- [WHAT THE TASK REQUIRES] Show every line where "with" occurs.

· · ·

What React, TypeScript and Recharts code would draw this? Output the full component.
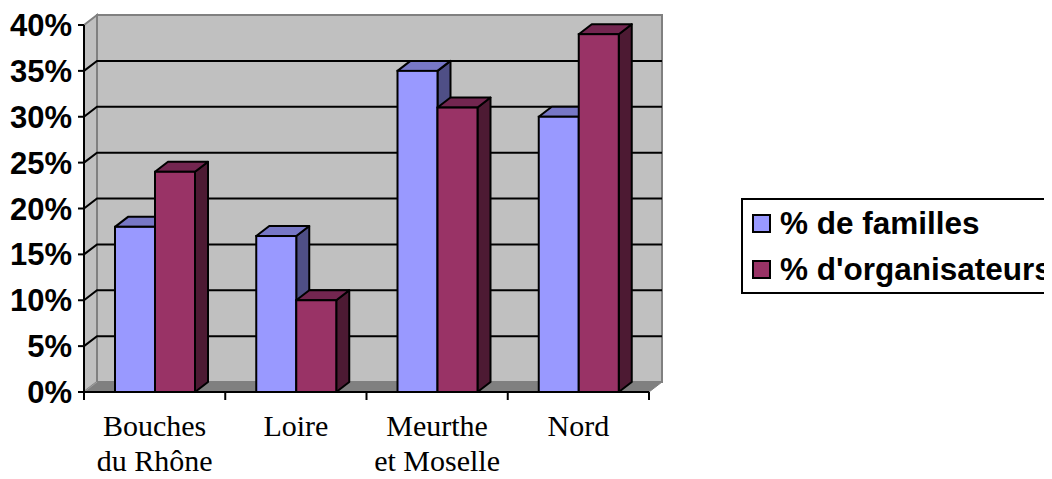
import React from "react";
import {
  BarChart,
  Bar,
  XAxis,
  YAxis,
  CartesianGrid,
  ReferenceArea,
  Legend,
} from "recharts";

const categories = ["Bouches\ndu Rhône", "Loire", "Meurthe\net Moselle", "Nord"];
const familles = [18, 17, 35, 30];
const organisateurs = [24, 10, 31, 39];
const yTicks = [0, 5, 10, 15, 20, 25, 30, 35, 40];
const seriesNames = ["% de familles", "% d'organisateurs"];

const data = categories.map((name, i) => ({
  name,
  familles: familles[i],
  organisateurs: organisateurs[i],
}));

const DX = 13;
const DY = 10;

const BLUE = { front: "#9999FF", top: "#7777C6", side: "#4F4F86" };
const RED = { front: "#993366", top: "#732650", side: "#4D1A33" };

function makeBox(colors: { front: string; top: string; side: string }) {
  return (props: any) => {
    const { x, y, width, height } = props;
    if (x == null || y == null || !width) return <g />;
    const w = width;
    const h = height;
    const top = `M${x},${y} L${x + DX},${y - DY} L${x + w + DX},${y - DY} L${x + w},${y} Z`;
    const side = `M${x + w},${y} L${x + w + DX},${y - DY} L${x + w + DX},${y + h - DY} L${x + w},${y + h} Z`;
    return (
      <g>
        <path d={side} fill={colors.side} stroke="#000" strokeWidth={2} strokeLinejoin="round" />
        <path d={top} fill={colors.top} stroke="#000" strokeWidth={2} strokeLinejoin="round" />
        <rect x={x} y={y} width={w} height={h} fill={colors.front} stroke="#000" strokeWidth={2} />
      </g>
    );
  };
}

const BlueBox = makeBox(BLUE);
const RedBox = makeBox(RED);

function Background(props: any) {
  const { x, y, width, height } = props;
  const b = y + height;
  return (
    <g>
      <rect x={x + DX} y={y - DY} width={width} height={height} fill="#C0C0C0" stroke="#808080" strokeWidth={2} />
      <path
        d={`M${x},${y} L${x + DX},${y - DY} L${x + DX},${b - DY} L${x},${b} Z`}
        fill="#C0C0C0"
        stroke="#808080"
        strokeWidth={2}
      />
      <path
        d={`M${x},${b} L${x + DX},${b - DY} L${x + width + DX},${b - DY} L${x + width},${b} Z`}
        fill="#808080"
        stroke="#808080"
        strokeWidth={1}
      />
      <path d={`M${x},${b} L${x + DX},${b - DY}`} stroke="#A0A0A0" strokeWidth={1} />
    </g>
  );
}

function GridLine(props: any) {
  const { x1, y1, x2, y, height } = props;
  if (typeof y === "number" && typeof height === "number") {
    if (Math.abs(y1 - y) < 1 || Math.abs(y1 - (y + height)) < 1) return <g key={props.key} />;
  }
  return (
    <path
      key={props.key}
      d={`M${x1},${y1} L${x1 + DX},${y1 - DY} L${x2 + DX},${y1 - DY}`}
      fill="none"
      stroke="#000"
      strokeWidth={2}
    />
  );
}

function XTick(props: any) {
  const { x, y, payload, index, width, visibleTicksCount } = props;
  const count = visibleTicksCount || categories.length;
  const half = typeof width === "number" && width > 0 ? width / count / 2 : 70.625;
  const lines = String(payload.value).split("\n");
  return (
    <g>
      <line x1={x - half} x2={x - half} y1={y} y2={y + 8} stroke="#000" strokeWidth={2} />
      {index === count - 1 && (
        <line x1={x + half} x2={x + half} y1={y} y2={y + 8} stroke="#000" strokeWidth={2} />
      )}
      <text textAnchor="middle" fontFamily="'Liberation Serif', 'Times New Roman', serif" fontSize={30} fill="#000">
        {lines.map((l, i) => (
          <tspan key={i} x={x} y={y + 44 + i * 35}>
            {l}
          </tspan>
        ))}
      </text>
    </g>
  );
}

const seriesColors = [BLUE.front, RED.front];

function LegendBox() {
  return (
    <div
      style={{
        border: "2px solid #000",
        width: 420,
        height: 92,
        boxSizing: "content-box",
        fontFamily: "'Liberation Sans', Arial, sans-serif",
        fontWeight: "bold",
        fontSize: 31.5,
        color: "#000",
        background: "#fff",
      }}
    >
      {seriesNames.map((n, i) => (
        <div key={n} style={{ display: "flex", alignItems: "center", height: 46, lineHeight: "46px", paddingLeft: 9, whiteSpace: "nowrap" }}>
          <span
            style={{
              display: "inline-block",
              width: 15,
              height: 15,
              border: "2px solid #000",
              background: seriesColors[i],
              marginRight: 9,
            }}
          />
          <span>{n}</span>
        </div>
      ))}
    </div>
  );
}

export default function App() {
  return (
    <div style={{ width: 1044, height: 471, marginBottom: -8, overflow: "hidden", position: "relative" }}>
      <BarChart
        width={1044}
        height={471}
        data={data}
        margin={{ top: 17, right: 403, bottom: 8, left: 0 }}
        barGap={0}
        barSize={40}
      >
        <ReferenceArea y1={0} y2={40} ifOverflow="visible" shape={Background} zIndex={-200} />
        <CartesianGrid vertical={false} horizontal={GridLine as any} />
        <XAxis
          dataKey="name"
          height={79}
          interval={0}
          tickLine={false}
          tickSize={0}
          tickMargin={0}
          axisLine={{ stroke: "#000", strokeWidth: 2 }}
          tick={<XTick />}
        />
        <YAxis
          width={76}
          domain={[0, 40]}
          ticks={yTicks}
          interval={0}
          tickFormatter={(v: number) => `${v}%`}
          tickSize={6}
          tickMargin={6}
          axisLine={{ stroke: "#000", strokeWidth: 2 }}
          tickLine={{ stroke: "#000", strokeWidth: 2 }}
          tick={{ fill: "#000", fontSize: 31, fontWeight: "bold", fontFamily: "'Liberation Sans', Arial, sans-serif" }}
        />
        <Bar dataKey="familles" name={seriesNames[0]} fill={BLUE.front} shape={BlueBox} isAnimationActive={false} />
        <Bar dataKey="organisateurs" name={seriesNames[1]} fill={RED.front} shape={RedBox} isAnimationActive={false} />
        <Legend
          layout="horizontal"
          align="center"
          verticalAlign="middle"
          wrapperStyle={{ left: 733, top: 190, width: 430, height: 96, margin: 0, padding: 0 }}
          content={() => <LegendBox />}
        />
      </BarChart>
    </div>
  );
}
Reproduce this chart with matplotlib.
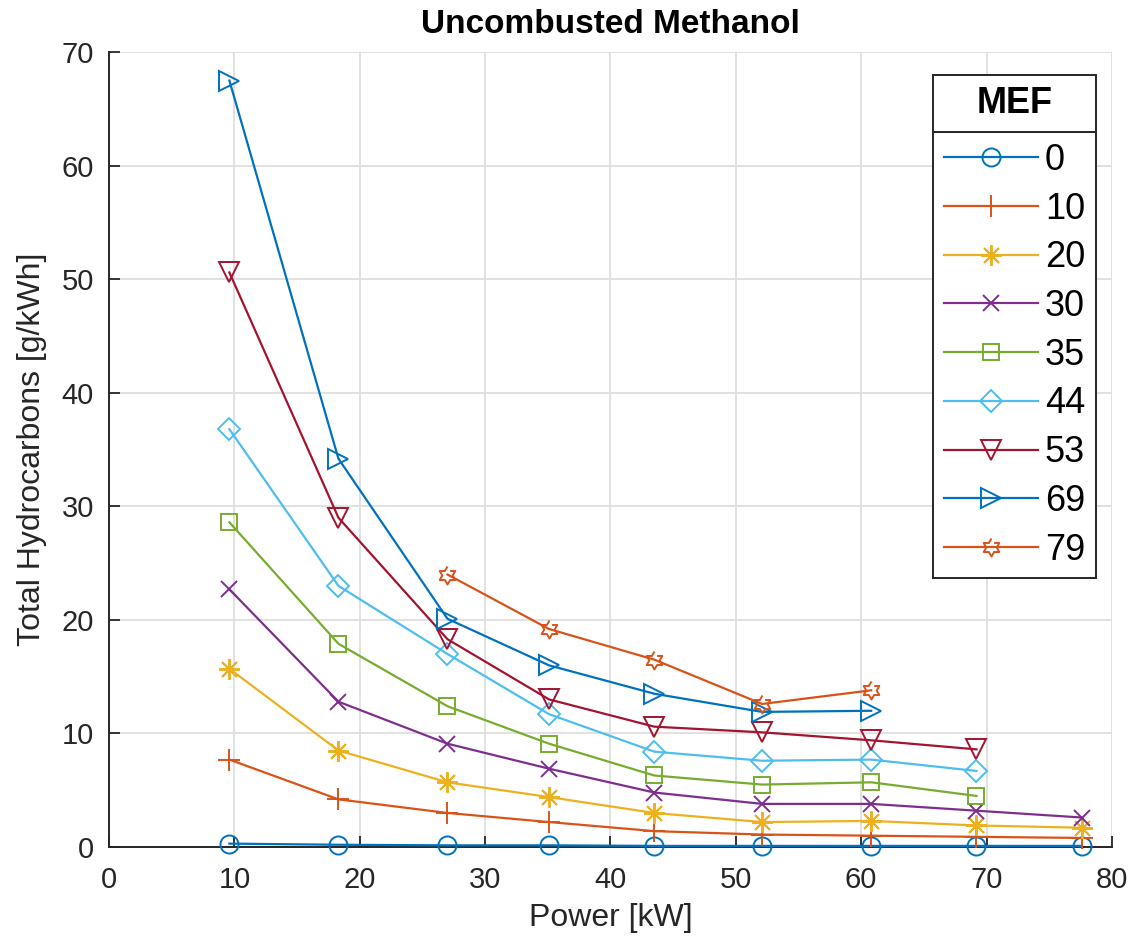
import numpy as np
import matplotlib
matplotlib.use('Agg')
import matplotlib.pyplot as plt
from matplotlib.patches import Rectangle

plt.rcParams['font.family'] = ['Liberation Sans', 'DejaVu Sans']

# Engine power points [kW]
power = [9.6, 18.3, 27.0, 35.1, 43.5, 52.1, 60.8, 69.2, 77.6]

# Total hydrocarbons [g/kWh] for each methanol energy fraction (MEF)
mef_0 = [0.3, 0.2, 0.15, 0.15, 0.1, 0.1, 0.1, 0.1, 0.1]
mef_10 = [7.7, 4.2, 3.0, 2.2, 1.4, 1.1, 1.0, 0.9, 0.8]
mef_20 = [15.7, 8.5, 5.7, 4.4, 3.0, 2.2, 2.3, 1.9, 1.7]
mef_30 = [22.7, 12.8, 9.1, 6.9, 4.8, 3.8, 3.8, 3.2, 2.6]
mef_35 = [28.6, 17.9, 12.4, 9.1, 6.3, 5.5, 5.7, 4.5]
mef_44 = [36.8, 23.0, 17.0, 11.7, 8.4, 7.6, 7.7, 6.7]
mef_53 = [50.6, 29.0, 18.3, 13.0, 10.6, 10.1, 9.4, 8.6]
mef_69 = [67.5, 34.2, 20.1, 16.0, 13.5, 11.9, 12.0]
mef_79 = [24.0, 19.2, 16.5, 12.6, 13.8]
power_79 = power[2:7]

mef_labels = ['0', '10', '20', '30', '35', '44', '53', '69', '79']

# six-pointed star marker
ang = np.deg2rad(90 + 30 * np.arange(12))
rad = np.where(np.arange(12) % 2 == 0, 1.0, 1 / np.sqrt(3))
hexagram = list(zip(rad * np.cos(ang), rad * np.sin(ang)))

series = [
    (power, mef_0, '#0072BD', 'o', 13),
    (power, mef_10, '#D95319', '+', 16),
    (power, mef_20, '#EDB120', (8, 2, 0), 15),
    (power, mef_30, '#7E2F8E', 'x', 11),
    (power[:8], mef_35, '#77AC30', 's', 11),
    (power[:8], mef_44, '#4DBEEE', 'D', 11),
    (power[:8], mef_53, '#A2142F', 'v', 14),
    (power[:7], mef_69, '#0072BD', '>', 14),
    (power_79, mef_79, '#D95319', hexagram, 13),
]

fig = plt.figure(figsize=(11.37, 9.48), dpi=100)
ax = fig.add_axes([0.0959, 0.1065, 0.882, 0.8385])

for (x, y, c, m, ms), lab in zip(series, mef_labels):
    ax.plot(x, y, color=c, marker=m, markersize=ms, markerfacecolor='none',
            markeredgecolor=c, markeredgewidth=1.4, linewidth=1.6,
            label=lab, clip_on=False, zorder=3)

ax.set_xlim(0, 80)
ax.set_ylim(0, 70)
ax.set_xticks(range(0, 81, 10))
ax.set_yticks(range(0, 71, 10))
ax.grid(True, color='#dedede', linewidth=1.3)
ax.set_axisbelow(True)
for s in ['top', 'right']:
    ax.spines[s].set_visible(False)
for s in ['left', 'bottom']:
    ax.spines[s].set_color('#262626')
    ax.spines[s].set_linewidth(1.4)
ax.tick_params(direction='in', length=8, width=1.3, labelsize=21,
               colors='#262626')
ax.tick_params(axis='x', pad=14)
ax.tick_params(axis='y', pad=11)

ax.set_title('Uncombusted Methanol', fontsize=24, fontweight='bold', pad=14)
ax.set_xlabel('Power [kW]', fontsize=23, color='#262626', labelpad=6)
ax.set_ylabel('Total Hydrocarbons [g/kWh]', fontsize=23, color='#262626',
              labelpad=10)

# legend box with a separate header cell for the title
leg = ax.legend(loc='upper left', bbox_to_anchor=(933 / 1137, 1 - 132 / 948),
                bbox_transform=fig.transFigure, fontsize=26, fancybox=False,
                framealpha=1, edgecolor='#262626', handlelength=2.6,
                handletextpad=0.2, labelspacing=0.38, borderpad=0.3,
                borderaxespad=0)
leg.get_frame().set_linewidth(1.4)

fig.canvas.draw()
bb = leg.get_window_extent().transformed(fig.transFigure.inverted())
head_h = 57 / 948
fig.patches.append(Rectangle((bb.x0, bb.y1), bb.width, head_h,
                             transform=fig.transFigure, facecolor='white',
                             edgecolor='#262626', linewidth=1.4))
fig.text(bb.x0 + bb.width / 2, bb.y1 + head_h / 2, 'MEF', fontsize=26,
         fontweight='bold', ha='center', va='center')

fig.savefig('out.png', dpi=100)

· · ·

- [FINISHED EXERCISE]
Reproduce this chart with matplotlib.
# legend box with a separate header cell for the title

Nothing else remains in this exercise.